3. Canetas esferográficas
Canetas esferográficas comuns eram artigos de luxo. E mesmo que uma pessoa tivesse a sorte de possuir uma dessas canetas, enfrentaria ainda outro problema: conseguir refis da tinta.
O aposentado Serguêi explica: "Crianças soviéticas em idade escolar eram ensinadas a escrever em letra cursiva. Primeiro, elas aprendiam a escrever com caneta-pena de mergulhar na tinta e, depois, com a caneta-tinteiro que tinha depósito de tinta – o qual era preciso recarregar. Quando começaram a trazer as canetas esferográficas do exterior, este era o melhor presente com que um estudante poderia sonhar!"
Mas aí surgiu um novo problema: como recarregar as canetas esferográficas? O resultado foi uma novo nicho de mercado, com pessoas criando métodos de preencher os refis existentes de canetas esferográficas com tinta nova. Nos anos 1960, havia lojas especializadas em realizar este serviço.
4. Tinta para cabelo
Mudar a cor do cabelo também era uma tarefa difícil na era soviética. Até meados dos anos 1980, havia apenas dois tipos de tintas naturais disponíveis nas lojas para mudar a cor dos cabelos: a basma, que escurecia as madeixas, e a henna, que transformava quem a usasse em ruiva.
Quem quisesse reforçar a loirice tinha que arriscar jogando já de camomila ou peróxido de hidrogênio nos fios – e depois passar um tempo muito maior tentando reparar os danos rudimentares
Irina, que tentou a sorte nessas técnicas, conta: “Havia também truques rudimentares, como acrescentar tinta preta no shampoo. Jovens ficavam assim com o cabelo preto azulado e as mais velhas, que já o tinham um pouco cinza, acabavam com o cabelo roxo”.
5. Romances
Os soviéticos se consideravam, com orgulho, a nação mais leitora do mundo. Ainda assim, as livrarias da União Soviética estavam praticamente vazias: até os clássicos russos dificilmente estavam disponíveis e a maior parte das pessoas tinha que recorrer às bibliotecas para suprir sua sede de leitura.

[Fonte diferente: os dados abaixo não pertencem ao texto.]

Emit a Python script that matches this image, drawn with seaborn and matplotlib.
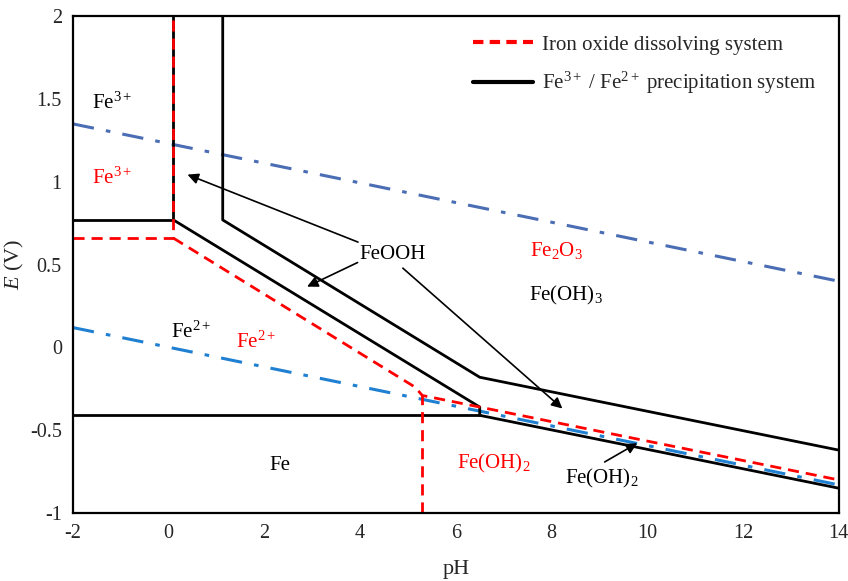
import numpy as np
import pandas as pd
import matplotlib
matplotlib.use('Agg')
import matplotlib.pyplot as plt
import seaborn as sns
from matplotlib.lines import Line2D

# --- data ---
# Fe3+/Fe2+ precipitation system (black solid)
blk_left_ph = [-2, 0.1, 0.1]
blk_left_e = [0.77, 0.77, 2.0]
blk_low_ph = [0.1, 6.5, 6.5, 14]
blk_low_e = [0.77, -0.36, -0.41, -0.85]
blk_fe_ph = [-2, 6.5]
blk_fe_e = [-0.41, -0.41]
blk_up_ph = [1.13, 1.13, 6.5, 14]
blk_up_e = [2.0, 0.77, -0.18, -0.62]

# iron oxide dissolving system (red dashed)
red_left_ph = [-2, 0.1, 0.1]
red_left_e = [0.66, 0.66, 2.0]
red_diag_ph = [0.1, 5.15, 5.3, 6.5, 14]
red_diag_e = [0.66, -0.24, -0.29, -0.36, -0.80]
red_vert_ph = [5.3, 5.3]
red_vert_e = [-1.0, -0.29]

# water stability lines (dash-dot)
o2_ph = [-2, 14]
o2_e = [1.35, 0.40]
h2_ph = [-2, 14]
h2_e = [0.12, -0.83]

# region labels
lab_x = [-1.6, -1.6, 0.46, 1.82, 4.68, 8.10, 8.31, 2.32, 6.79, 9.06]
lab_y = [1.475, 1.02, 0.09, 0.03, 0.563, 0.588, 0.316, -0.71, -0.70, -0.79]
lab_s = ['Fe$^{3+}$', 'Fe$^{3+}$', 'Fe$^{2+}$', 'Fe$^{2+}$', 'FeOOH', 'Fe$_2$O$_3$',
         'Fe(OH)$_3$', 'Fe', 'Fe(OH)$_2$', 'Fe(OH)$_2$']
lab_c = ['black', 'red', 'black', 'red', 'black', 'red', 'black', 'black', 'red', 'black']
lab_ha = ['left', 'left', 'center', 'center', 'center', 'center', 'center', 'center', 'center', 'center']

# arrows (tail -> head)
arr_tail = [(4.01, 0.63), (4.0, 0.52), (4.85, 0.49), (9.06, -0.70)]
arr_head = [(0.34, 1.05), (2.84, 0.36), (8.27, -0.38), (9.84, -0.57)]

sns.set_style('white')
plt.rcParams['font.family'] = ['Liberation Serif', 'DejaVu Serif']
plt.rcParams['mathtext.fontset'] = 'custom'
plt.rcParams['mathtext.rm'] = 'Liberation Serif'
plt.rcParams['mathtext.it'] = 'Liberation Serif:italic'

fig = plt.figure(figsize=(8.48, 5.81), dpi=100)
ax = fig.add_axes([0.086, 0.117, 0.903, 0.855])

def seg(x, y, **kw):
    d = pd.DataFrame({'pH': x, 'E': y})
    sns.lineplot(data=d, x='pH', y='E', sort=False, estimator=None, ax=ax, **kw)

blue1 = '#4a6db4'
blue2 = '#1f7fd0'
seg(o2_ph, o2_e, color=blue1, lw=2.2, linestyle=(0, (7, 4, 1.5, 4)))
seg(h2_ph, h2_e, color=blue2, lw=2.2, linestyle=(0, (7, 4, 1.5, 4)))

for xx, yy in [(blk_left_ph, blk_left_e), (blk_low_ph, blk_low_e),
               (blk_fe_ph, blk_fe_e), (blk_up_ph, blk_up_e)]:
    seg(xx, yy, color='black', lw=2.0)

for xx, yy in [(red_left_ph, red_left_e), (red_diag_ph, red_diag_e),
               (red_vert_ph, red_vert_e)]:
    seg(xx, yy, color='red', lw=2.0, linestyle=(0, (4, 2.5)))

for x, y, s, c, ha in zip(lab_x, lab_y, lab_s, lab_c, lab_ha):
    ax.text(x, y, s, color=c, ha=ha, va='center', fontsize=15)

for t, h in zip(arr_tail, arr_head):
    ax.annotate('', xy=h, xytext=t,
                arrowprops=dict(arrowstyle='-|>', color='black', lw=1.2, mutation_scale=16))

ax.set_xlim(-2, 14)
ax.set_ylim(-1, 2)
ax.set_xticks(np.arange(-2, 15, 2))
ax.set_yticks([-1, -0.5, 0, 0.5, 1, 1.5, 2])
ax.set_yticklabels(['-1', '-0.5', '0', '0.5', '1', '1.5', '2'])
ax.set_xticklabels([str(v) for v in range(-2, 15, 2)])
ax.tick_params(length=0, labelsize=14.5, pad=8)
ax.set_xlabel('pH', fontsize=16, labelpad=12)
ax.set_ylabel('$E$ (V)', fontsize=16, labelpad=3)
for sp in ax.spines.values():
    sp.set_color('black')
    sp.set_linewidth(1.6)

handles = [Line2D([], [], color='red', lw=3, linestyle=(0, (2.5, 1.5))),
           Line2D([], [], color='black', lw=3)]
ax.legend(handles, ['Iron oxide dissolving system', 'Fe$^{3+}$ / Fe$^{2+}$ precipitation system'],
          loc='upper right', bbox_to_anchor=(0.995, 1.0), frameon=False, fontsize=15,
          handlelength=2.9, labelspacing=0.75, handletextpad=0.4)

fig.savefig('out.png', dpi=100)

O absurdo da situação foi ainda maior pelo fato de os clássicos russos e mundiais serem facilmente acessíveis nos países do Bloco do Leste, já que a liderança soviética estava mais focada em promover a língua russa no exterior.
“Lembro que no início dos anos 1980 minha mãe trazia dezenas de quilos de livros de viagens ao exterior: contos de fadas, histórias de detetives de Agatha Christie e Conan Doyle, romances de Dumas e Zola”, conta o russo Mikhaíl.
“Naquela época, as livrarias soviéticas só tinham livros patrióticos sobre a Segunda Guerra e fantasias sobre revitalizar o setor agrícola", completa.